** Begin RECORDED DATA **

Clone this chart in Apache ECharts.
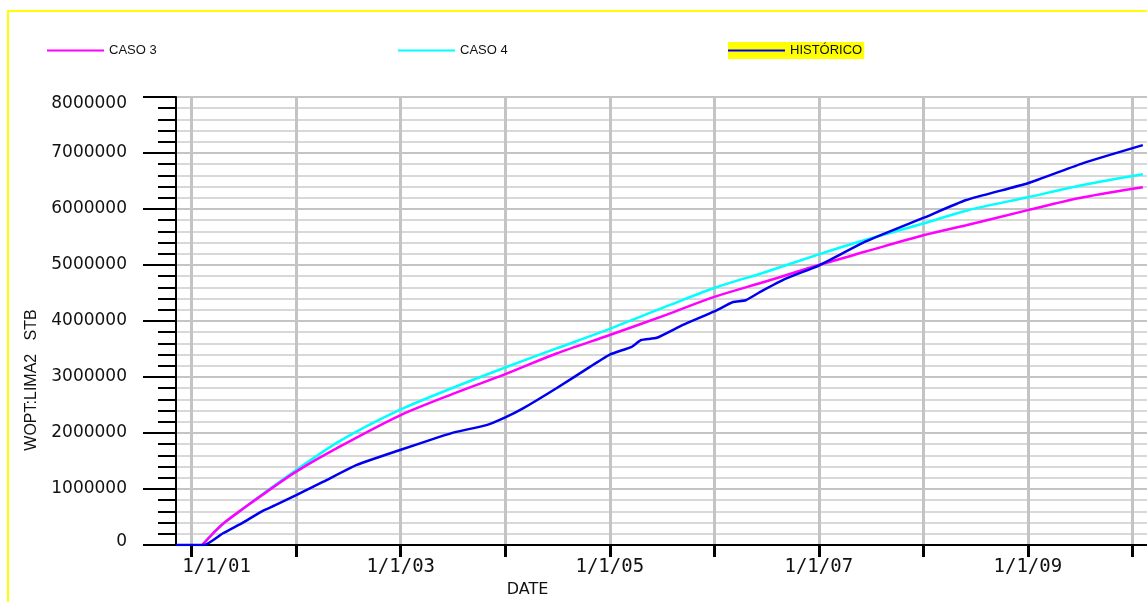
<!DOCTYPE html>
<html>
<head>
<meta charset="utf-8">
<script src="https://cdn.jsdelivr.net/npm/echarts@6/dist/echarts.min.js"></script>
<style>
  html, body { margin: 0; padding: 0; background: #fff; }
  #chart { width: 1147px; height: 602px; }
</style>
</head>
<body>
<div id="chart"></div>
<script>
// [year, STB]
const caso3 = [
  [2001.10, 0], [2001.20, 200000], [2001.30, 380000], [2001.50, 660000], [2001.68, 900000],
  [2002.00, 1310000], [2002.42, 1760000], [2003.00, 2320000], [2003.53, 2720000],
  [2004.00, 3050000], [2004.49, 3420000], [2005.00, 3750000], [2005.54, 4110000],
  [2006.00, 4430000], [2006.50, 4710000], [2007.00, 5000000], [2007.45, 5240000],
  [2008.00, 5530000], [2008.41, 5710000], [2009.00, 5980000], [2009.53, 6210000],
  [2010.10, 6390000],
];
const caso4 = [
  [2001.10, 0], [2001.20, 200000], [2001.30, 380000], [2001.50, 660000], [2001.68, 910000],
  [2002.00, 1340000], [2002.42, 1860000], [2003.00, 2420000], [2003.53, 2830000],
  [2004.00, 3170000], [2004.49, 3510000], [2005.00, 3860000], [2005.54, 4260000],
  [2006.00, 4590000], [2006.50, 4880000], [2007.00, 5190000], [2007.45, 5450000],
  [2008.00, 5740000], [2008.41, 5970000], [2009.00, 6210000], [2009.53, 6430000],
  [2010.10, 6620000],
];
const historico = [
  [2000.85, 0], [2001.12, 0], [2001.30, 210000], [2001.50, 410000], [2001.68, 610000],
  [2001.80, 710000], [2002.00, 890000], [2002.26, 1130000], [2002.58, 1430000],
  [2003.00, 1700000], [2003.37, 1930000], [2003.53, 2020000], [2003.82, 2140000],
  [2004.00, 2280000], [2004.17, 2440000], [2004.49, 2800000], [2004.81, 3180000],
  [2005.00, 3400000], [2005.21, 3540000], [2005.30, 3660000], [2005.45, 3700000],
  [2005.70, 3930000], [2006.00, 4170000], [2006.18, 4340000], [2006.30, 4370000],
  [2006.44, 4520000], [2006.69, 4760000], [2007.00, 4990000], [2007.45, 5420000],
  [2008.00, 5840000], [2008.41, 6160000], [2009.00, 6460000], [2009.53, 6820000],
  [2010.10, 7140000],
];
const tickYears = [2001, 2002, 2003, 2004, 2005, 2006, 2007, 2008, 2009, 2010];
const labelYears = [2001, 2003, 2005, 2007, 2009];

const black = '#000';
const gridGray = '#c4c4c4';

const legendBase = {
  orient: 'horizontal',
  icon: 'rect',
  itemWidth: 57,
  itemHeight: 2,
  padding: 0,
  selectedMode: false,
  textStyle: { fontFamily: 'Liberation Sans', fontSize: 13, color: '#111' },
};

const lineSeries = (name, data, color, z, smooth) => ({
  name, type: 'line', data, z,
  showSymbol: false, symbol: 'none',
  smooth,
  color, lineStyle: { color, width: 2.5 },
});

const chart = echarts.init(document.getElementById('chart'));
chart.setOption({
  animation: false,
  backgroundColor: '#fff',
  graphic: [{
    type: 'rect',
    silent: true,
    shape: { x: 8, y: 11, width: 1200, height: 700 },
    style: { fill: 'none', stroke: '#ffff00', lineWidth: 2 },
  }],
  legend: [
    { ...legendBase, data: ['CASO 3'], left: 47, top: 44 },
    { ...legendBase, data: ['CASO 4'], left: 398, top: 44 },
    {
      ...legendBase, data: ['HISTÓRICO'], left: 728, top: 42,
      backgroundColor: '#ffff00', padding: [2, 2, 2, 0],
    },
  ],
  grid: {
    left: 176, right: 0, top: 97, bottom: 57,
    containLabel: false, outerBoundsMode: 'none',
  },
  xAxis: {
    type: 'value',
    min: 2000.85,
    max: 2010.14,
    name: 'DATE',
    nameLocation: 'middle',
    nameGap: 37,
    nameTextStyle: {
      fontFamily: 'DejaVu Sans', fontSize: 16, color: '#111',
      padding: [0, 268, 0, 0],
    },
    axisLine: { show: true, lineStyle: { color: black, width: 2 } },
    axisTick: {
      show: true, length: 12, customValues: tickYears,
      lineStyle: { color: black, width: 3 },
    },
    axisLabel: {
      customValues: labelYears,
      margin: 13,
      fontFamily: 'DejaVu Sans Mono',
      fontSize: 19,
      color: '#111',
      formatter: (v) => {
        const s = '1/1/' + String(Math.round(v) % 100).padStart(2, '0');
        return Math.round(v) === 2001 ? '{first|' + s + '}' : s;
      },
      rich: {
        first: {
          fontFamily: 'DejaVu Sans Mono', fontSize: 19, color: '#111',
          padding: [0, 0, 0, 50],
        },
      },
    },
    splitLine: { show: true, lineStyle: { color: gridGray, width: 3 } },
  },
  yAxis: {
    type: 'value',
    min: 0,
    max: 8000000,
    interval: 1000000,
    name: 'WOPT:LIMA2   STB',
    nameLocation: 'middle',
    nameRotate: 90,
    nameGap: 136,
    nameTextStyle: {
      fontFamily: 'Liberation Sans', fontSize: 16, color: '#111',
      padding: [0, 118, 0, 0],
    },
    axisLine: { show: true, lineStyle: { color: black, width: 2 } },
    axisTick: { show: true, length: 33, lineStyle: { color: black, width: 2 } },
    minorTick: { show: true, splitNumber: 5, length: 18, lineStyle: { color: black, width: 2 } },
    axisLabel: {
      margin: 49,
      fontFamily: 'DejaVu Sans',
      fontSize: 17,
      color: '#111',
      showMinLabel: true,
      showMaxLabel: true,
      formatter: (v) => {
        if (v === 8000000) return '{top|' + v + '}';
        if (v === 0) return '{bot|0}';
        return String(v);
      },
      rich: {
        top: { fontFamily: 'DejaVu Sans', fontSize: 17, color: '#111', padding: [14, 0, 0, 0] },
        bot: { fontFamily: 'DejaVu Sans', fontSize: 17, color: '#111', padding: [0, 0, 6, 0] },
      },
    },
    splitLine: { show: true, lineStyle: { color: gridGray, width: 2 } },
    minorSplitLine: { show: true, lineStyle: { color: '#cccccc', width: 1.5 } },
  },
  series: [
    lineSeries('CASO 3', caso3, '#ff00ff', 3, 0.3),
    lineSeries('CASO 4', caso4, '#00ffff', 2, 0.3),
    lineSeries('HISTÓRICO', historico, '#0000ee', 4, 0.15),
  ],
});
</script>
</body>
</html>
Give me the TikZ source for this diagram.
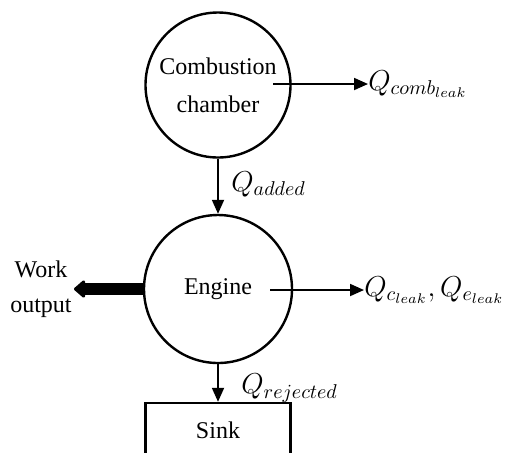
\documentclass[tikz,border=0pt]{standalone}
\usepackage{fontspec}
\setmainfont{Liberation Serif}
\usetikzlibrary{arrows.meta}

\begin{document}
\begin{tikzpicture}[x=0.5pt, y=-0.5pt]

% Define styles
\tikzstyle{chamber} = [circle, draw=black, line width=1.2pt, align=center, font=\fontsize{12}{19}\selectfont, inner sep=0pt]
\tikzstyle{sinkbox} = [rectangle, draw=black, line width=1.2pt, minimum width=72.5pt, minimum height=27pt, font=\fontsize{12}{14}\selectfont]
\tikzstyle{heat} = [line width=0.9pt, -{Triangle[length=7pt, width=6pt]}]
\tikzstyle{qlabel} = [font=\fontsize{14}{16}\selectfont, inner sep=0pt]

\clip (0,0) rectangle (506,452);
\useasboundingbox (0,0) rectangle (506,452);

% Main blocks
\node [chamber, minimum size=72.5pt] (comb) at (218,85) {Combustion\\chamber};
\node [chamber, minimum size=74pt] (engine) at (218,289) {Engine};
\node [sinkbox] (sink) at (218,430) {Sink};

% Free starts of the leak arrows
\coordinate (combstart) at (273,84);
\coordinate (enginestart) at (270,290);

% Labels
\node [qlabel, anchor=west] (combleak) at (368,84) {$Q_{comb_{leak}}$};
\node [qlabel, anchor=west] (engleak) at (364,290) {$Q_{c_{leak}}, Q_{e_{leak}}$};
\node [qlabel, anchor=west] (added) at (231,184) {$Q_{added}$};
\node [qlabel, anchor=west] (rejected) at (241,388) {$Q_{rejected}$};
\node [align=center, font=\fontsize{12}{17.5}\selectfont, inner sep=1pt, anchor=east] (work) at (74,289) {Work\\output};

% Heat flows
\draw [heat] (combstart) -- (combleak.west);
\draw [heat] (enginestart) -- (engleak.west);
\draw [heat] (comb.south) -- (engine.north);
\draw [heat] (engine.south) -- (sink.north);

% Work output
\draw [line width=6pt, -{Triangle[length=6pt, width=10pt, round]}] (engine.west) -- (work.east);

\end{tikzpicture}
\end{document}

** End RECORDED DATA **

**REQUIRED WORK:** Extract, without any images, the part of the material above that opens with the line containing "Give me the TikZ source for this diagram." and closes with the line containing "[sinkbox] (sink) at", both lines included.

**EXERCISE RESPONSE:**
Give me the TikZ source for this diagram.
\documentclass[tikz,border=0pt]{standalone}
\usepackage{fontspec}
\setmainfont{Liberation Serif}
\usetikzlibrary{arrows.meta}

\begin{document}
\begin{tikzpicture}[x=0.5pt, y=-0.5pt]

% Define styles
\tikzstyle{chamber} = [circle, draw=black, line width=1.2pt, align=center, font=\fontsize{12}{19}\selectfont, inner sep=0pt]
\tikzstyle{sinkbox} = [rectangle, draw=black, line width=1.2pt, minimum width=72.5pt, minimum height=27pt, font=\fontsize{12}{14}\selectfont]
\tikzstyle{heat} = [line width=0.9pt, -{Triangle[length=7pt, width=6pt]}]
\tikzstyle{qlabel} = [font=\fontsize{14}{16}\selectfont, inner sep=0pt]

\clip (0,0) rectangle (506,452);
\useasboundingbox (0,0) rectangle (506,452);

% Main blocks
\node [chamber, minimum size=72.5pt] (comb) at (218,85) {Combustion\\chamber};
\node [chamber, minimum size=74pt] (engine) at (218,289) {Engine};
\node [sinkbox] (sink) at (218,430) {Sink};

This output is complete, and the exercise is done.